Lines that hold the word "Python" should be located and copied.

[Code that draws figures]
start

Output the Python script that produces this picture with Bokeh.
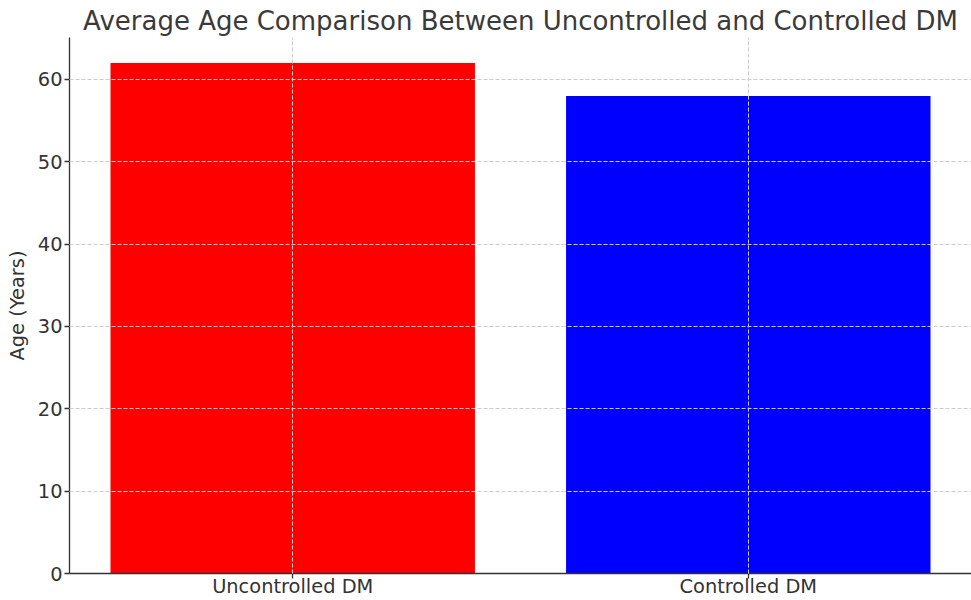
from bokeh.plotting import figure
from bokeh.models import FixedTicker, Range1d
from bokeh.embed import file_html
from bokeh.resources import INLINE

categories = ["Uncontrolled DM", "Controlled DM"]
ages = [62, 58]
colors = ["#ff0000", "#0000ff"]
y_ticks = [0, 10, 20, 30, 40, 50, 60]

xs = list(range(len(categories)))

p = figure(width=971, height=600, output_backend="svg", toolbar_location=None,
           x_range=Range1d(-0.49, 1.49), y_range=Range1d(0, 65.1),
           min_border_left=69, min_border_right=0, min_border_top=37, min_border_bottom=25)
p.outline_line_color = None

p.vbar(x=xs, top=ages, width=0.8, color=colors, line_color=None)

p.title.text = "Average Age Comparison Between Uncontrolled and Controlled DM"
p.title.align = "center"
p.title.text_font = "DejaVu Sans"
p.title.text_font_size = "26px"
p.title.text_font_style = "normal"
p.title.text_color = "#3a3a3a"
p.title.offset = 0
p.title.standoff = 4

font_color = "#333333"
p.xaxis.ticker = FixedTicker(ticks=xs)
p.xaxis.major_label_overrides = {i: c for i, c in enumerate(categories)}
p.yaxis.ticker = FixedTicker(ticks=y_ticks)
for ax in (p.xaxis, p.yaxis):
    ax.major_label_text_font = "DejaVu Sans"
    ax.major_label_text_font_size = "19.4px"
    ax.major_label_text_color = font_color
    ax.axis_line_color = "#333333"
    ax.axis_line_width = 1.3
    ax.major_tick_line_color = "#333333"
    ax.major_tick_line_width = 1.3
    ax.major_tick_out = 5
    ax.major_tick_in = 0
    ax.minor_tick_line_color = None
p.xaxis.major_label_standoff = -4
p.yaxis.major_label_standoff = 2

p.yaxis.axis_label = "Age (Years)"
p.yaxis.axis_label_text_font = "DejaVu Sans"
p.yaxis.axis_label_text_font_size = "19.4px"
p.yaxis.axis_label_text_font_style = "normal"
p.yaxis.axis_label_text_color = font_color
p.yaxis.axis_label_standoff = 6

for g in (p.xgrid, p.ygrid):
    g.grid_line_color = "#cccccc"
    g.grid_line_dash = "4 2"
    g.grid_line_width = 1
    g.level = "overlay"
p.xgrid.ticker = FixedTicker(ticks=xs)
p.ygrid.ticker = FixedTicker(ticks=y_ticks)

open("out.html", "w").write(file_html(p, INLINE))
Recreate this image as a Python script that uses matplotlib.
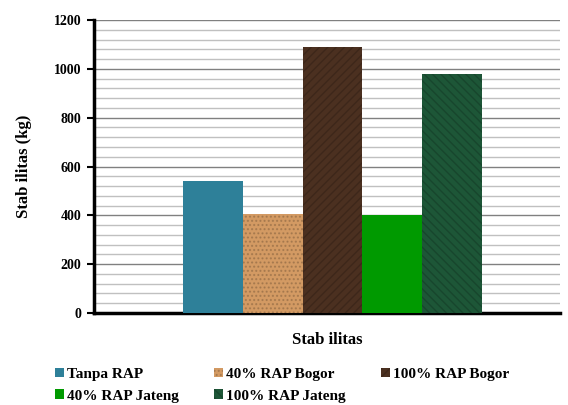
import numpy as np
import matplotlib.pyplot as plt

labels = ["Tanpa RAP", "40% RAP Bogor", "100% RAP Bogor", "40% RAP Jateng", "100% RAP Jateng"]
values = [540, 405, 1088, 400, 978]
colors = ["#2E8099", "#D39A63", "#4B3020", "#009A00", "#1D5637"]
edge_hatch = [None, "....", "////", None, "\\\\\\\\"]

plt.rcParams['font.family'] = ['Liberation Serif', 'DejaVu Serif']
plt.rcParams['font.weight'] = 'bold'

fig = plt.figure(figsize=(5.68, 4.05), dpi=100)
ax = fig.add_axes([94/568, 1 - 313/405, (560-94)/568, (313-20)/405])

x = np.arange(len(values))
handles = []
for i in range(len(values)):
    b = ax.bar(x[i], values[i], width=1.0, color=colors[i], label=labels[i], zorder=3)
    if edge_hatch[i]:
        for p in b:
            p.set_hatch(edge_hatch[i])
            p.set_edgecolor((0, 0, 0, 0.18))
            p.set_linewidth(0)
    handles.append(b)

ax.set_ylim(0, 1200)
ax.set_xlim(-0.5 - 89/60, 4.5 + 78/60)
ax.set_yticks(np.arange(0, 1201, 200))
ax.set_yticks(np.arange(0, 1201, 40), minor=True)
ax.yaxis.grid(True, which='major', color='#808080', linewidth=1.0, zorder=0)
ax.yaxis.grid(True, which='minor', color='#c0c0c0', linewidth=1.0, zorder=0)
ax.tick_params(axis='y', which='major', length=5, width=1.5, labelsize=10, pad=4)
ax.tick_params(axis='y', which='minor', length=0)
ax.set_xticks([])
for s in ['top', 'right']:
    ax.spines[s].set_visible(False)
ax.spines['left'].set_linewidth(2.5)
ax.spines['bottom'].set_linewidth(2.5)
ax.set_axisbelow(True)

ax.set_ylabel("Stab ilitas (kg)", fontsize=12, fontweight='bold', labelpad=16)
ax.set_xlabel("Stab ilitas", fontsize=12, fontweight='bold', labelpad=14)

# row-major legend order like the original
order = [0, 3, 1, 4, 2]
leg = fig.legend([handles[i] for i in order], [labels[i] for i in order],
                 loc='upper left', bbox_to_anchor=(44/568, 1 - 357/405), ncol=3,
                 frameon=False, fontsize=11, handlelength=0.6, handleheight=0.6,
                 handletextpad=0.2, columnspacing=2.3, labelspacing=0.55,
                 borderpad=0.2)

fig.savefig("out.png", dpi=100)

end

## THE RESULT
Output the Python script that produces this picture with Bokeh.
Recreate this image as a Python script that uses matplotlib.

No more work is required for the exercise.